No sooner had Republican Rep. Michele Bachmann of Minnesota released her video on Wednesday saying she would not seek re-election than the speculation and early maneuvering began over who would run to succeed her.
Republicans in Minnesota's Sixth Congressional District — and many in Washington — said that they were more confident of holding the district with a fresh candidate than the controversial incumbent.
As chairman of the House Tea Party Caucus and a popular figure among conservatives nationwide, four-termer Bachmann also was a major Democratic target in her home turf, which is the most Republican district in the Gopher State.
Bachmann held off Democrat Jim Graves by less than 4,300 votes in November, making the race the third-tightest Republican victory in the country.
Graves, an area businessman, told the local CBS-TV affiliate soon after Bachmann's bombshell announcement that the congresswoman "could read the tea leaves" by passing on a rematch with him. One hurdle for Bachmann was a pending civil suit in Iowa over the use of campaign funds while she was a candidate for the Republican presidential nomination.
With Bachmann out, Republican attention was focused on a handful of area politicians with conservative credentials and tea party support for the suburban St. Paul district.
The most talked-of prospect as a congressional candidate is Tom Emmer, former state legislator and the nearly successful Republican candidate for governor in 2010. Reached by the Minneapolis Star-Tribune, Emmer said he was "stunned" by Bachmann's exodus and was considering a House bid, but said "it's way too early to say what I might do."

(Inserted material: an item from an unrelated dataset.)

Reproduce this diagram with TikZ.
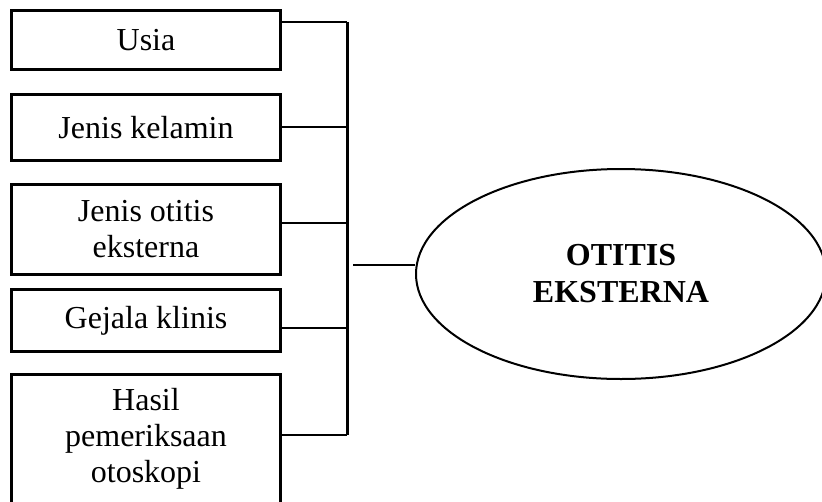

Former state GOP Chairman Pat Shortridge also is being mentioned as a leading candidate for the Bachmann seat. Shortridge has one of the best Rolodexes in state politics from his years as a political operative and top aide to former Republican Rep. Mark Kennedy.
Shortridge told Newsmax that he has had calls from various conservative groups urging him to run, but has made no decision.
By far the most intriguing prospect is former state Senate Majority Leader Amy Koch, whose name resurfaced after a year in the political wilderness.
As majority leader, Koch became a heroine to the right for standing firm against Democratic Gov. Mark Dayton's proposed tax increases. She was considered the heiress apparent to Bachmann when it seemed the congresswoman would relinquish her seat to run for president in 2012.
But in late 2011, Koch rocked the state by revealing she had had "an improper relationship" with a male staffer and announced she would not stand for re-election.
Weeks after former South Carolina Gov. Mark Sanford won a House race and showed that personal scandal was no longer a "kiss of death" for Republicans, talk of Koch's political resurrection has begun. The former legislator told the Star-Tribune she has "been getting a lot of calls" about a bid for Congress.
Another favorite on the right is Phil Krinkie, former state legislator and now president of the Taxpayers League of Minnesota. Also mentioned as candidates are state Rep. Tim Sanders of Blaine and state Sen. Michelle Benson of Ham Lake, both of whom voiced interest in the race to the press.
Under party rules, candidates first compete for the party blessing at a district-wide convention. But the competition continues in a primary if the runners-up secure enough votes at the convention to challenge the endorsed candidate.
Right now, signs are strong that there will be a crowded Republican field that goes on to a spirited convention and, in all likelihood, their contest will spill over to a primary.
But there also is a strong feeling among Republicans in Minnesota's Sixth District that as hard-fought as their nomination battle might be, they will go into the 2014 election in strong shape with a new nominee.
John Gizzi is chief political columnist and White House correspondent for Newsmax.